In the dark corridors of Cinema Hemacheat, a popular theater in the years before the Khmer Rouge entered Phnom Penh, residents demarcate their domains with plywood and tattered tarps.
Candles serve as light for those who can’t afford the triple-price pirated electricity wired from nearby homes; with no running water, people carry bucketfulls all the way to the fifth and highest floor.
Against one wall, a mountain of an estimated 50 tons of trash and human waste serves as the communal garbage dump and toilet for about 100 families occupying the ground floor.
Makeshift shacks abut the base of the heap, their walls pressed against the pile of their neighbors’ refuse. At night, residents said, opportunistic rats nip at them as they sleep.
In the two-meter by three-meter room in which he lives with his wife, two children and brother, construction worker Sin Sisophan, 29, voiced a sentiment common to many of his neighbors.
“If an NGO wants to fix this place, make it a better system with electricity, we don’t want to leave. We’d rather live here. But if it’s going to stay like this, we’d rather move out,” he said late last month.
After more than 20 years as one of the city’s notorious slums, Cinema Hemacheat may soon receive attention from a coalition of human rights groups hoping to relocate some of nearly 200 families living there and renovate the building.
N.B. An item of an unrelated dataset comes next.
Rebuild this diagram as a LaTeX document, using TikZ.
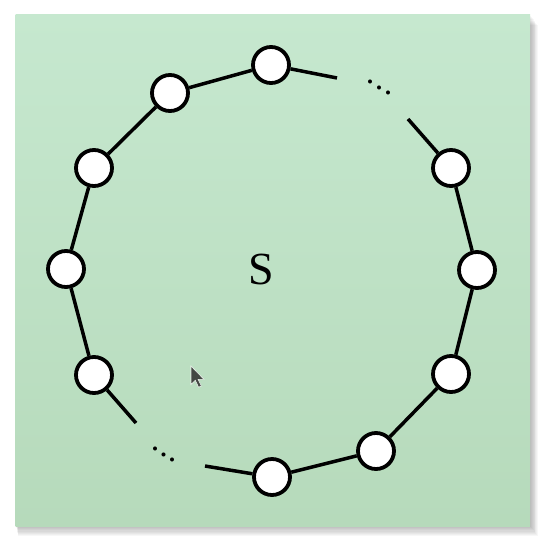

In his visit to Cambodia last month, UN human rights envoy Peter Leuprecht toured Hemacheat and was “shocked” by its condition, according to a UN statement.
UN-Habitat will submit a project proposal written on behalf of the Housing Rights Task Force to the UN Development Program, said Tuy Someth, national coordinator for UN-Habitat’s secure tenure campaign.
With the undetermined amount of money they hope to receive from UNDP, the task force wants to move half of the cinema’s families to one of three possible relocation sites on the city’s outskirts, and turn part of the cinema into office space for an NGO, Tuy Someth said.
Deputy municipal cabinet Chief Noun Sameth said the city is willing to contribute up to 40 percent of the cost of the relocation and resettlement land for the families.
“The city will give satisfactory land for them,” Noun Sameth said. “But now the city lacks money to buy land these people will be satisfied with.”
Residents said they were cool to the idea of being moved far from the center of town, where many scavenge for trash or seek work at the markets. The suggested relocation sites in Dangkao and Russei Keo districts are all about 14 km to 17 km from the city center.
“We can survive if we live here in the city because we have plenty of business,” said market vendor Ouk Rei, 52. “If we go to the countryside, we have no business. We would die.”